A handsome 23-year-old young man. “Ben Ten” of a 53-year-old woman, had to observe “home time 18:30”.

The taxi was held up in a stop/go traffic jam.

He could see lover Mama’s house across the veld from where the taxi stood. It was 5.50pm, and he thought a good sprint across the veld would save him from a spanking. He jumped out of the taxi, ran like a lunatic across the veld – to land in mama’s loving arms.

She had seen him running to her house and he deserved lots of hugs and kisses, especially because Friday was pay day and she had already prepared a bubbly bath for the two of them; will leave the rest to your imaginatio­n.

Fight

When Mama’s three sons plus-minus the same age as BT heard about her behaviour they decided to come back home and stay with her (they had left her after their father’s death).

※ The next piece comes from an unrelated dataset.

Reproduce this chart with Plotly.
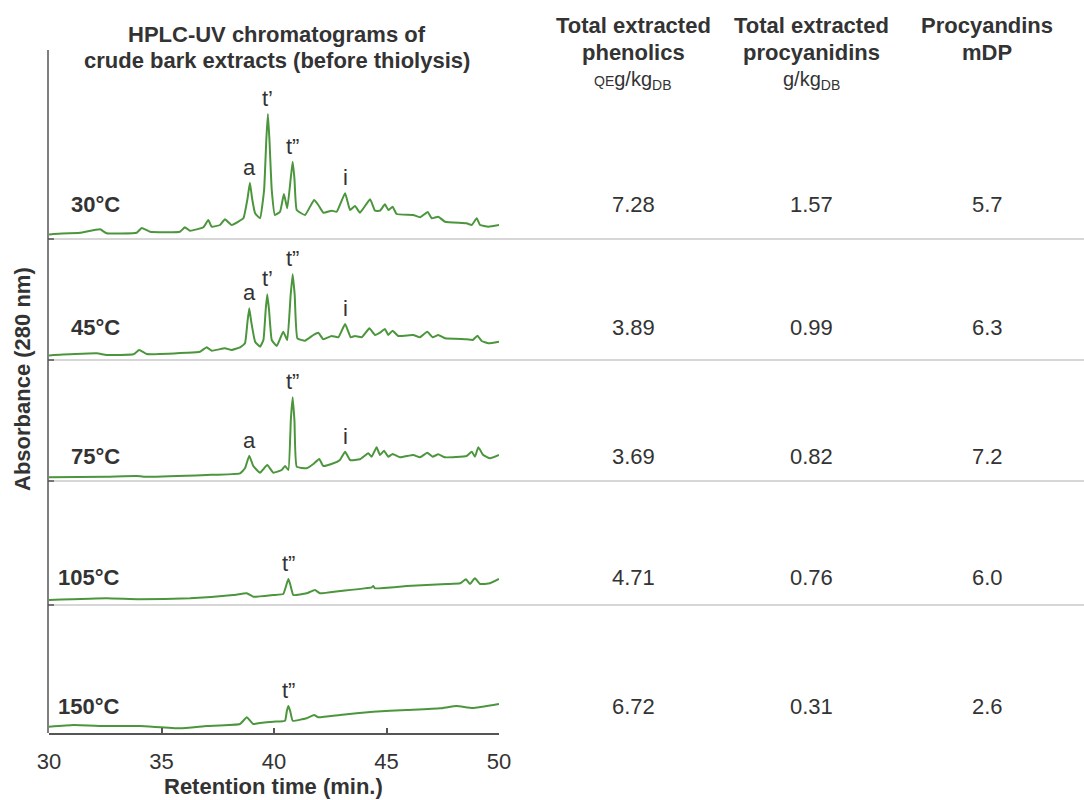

On this particular Friday, they came back drunk and in a good mood for a fight. So they set up one, but landed good, solid blows on the youngest one. Mama and BT rushed out to intervene.

The latter got a good one on his stomach, followed by a quick one on the cheek from another brother.

He landed helpless on the ground and Mama was yelling “yu-u-u yu yu-u-u wallet gone with the boxers”.

As if that was not enough, lover Mama helped BT get up, just when he was muttering “thanks sweetie” got a clap from her, swearing at him calling him a “softie”. Can you beat it? The Ben Ten trend – older women sometimes resort to “adopting” much younger lovers for whatever reason.

The young men are usually unemployed.

Lover Mama spoils them to bits.

They lounge around in her house, fridge and bar at their disposal.

Sometimes they even invite younger girl friends to join them while lover Mama is sweating it out at her executive job.

Sometimes the poor women get jilted by men in higher positions of employment in the workplace, had been promised marriage, cheated on, abused, ridiculed even demoted in some instances.

Solution – Ben Ten who prefers older, more “experience­d” women.

This is what my old eyes and ears see and hear!